How often should a Briard be bathed? That depends on the coat quality, and the owner. A good, harsh coat can be cleaned by brushing, and will need bathing less often. A soft coat will collect dirt and oils, and need bathing more often. And more bathing makes the coat still softer. Some owners want weekly baths for the fresh smell and feel. My dogs get several baths a year, if they are not being shown.
Look for a shampoo that does not say "soft" or "silky". I use a crisp coat or harsh coat shampoo, to maintain texture. Rinse out any shampoo very well. If you desire, use a very light conditioner (I don't, many do). For show, we blow the coat dry while brushing, but air drying certainly works for home.
Briards are a natural breed, but some scissoring is normal. Trimming the hair on the feet to be a nice circular shape, instead of "snowshoes", makes them easier to groom, and movement looks prettier. And trimming the hair between the eyes can help them see, and their eyes be seen. Some Briards, especially puppies, get hair growing from between the eyes straight over the eyes, blocking vision even more than normal.

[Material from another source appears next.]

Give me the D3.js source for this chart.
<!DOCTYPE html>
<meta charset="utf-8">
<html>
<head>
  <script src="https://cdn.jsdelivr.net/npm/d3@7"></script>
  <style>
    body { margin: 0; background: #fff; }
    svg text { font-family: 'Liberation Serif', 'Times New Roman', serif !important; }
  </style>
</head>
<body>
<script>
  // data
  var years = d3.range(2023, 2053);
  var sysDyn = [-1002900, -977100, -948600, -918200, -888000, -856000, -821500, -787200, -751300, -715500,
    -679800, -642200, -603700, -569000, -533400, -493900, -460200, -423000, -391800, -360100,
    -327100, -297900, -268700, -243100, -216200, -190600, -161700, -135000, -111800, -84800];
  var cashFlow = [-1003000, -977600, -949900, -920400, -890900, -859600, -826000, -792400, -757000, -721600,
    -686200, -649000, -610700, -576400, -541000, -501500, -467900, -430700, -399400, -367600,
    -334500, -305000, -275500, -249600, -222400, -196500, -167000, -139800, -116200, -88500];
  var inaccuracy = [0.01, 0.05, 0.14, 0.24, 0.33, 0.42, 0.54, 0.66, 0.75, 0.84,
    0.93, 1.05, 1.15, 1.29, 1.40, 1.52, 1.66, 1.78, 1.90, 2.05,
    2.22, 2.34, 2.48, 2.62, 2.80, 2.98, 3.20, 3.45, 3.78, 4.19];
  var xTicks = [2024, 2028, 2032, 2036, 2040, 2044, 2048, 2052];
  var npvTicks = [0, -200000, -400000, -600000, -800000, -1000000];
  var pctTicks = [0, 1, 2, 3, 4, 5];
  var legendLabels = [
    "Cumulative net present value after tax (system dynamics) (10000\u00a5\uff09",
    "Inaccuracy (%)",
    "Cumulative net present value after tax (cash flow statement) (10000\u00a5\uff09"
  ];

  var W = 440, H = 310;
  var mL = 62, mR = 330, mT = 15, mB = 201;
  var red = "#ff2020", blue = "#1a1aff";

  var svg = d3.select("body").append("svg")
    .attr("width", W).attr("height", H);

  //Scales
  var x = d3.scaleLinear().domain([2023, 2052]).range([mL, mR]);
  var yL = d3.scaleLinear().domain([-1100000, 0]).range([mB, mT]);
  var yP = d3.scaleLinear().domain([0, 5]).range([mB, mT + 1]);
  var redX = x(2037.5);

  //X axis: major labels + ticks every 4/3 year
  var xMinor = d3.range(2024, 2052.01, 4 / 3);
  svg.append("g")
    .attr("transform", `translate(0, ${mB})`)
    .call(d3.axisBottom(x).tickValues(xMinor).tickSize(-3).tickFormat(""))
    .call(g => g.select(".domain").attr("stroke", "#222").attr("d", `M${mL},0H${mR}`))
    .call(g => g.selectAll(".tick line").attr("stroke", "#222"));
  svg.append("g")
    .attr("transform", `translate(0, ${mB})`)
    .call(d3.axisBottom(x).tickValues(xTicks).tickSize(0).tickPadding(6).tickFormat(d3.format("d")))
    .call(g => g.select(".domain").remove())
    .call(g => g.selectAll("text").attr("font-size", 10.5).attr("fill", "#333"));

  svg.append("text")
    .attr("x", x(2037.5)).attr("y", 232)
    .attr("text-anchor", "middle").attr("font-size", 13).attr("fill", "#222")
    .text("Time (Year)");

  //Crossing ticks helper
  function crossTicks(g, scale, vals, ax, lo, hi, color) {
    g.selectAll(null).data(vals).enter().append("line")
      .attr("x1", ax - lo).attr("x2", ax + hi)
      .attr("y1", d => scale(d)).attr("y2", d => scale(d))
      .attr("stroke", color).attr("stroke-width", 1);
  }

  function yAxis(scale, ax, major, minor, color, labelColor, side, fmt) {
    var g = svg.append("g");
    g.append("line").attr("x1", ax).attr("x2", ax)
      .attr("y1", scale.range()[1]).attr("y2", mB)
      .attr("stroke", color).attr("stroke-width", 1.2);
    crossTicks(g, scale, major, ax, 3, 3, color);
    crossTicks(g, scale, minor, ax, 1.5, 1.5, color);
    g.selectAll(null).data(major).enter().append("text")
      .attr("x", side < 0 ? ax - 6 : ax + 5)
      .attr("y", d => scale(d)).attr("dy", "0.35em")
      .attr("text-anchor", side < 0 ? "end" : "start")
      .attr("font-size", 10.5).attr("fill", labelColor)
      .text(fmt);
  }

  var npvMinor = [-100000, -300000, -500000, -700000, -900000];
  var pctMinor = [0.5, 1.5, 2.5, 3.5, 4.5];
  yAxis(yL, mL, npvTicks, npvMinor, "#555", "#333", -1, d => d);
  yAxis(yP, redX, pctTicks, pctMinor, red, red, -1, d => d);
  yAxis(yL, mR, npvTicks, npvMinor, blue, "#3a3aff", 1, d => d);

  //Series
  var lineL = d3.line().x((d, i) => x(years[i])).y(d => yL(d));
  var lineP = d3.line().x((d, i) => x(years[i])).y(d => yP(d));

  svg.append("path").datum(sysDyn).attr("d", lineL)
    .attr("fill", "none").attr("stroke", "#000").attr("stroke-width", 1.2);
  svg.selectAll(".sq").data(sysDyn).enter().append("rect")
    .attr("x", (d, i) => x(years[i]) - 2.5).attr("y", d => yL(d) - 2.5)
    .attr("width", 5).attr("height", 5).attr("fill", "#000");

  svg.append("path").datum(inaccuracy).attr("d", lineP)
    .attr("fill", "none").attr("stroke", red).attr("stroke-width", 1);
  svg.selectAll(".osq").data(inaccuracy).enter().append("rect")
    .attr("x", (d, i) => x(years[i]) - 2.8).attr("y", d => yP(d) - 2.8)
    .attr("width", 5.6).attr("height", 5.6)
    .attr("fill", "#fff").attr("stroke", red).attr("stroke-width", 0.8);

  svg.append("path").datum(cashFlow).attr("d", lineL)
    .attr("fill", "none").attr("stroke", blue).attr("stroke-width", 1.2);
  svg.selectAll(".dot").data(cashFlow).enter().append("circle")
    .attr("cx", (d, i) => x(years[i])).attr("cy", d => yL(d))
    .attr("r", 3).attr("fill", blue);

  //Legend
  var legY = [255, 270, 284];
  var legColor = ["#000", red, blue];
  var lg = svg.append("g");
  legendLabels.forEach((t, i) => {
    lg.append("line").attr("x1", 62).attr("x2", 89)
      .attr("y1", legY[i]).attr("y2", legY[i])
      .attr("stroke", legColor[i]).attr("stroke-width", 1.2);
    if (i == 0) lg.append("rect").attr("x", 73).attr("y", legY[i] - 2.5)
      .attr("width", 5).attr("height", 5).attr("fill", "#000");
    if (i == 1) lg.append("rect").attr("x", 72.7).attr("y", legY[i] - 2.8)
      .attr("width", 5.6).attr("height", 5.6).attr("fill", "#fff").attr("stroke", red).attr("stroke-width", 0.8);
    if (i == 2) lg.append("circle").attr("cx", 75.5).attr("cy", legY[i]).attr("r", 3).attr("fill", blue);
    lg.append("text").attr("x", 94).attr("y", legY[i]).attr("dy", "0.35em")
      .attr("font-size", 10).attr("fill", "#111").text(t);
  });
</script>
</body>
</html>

Many pet owners keep Briards in a short cut, or shaved down. From my experience, senior citizen Briards prefer to be shaved, and skip the hassle of grooming. If you are going to shave, do it a few weeks before cold weather arrives.
You can spend $10 or $200+. Useful for trimming feet, cutting out matts, etc.
Thinning shears are great for between the eyes, and thinning the hair over the eyes.
Nails - Be sure to regularly trim or file nails. If you can hear your Briard click when it walks on a hard floor, the nails are too long! For comfort, please don't let that happen. Dewclaws will grow in a circle. If these are not kept trimmed, they will catch on a branch or vine, and can be ripped right out. Don't forget the dewclaws!
I prefer this style of nail trimmer, much easier to see what you are doing.
Ears - Ears can get dirty. There are a number of products you can use for routine cleaning. Don't get too much moisture in the ear, and don't stick a q-tip down the ear.
Anus - Keeping the hair trimmed around the anus will minimoze those times you have to wash a dirty butt.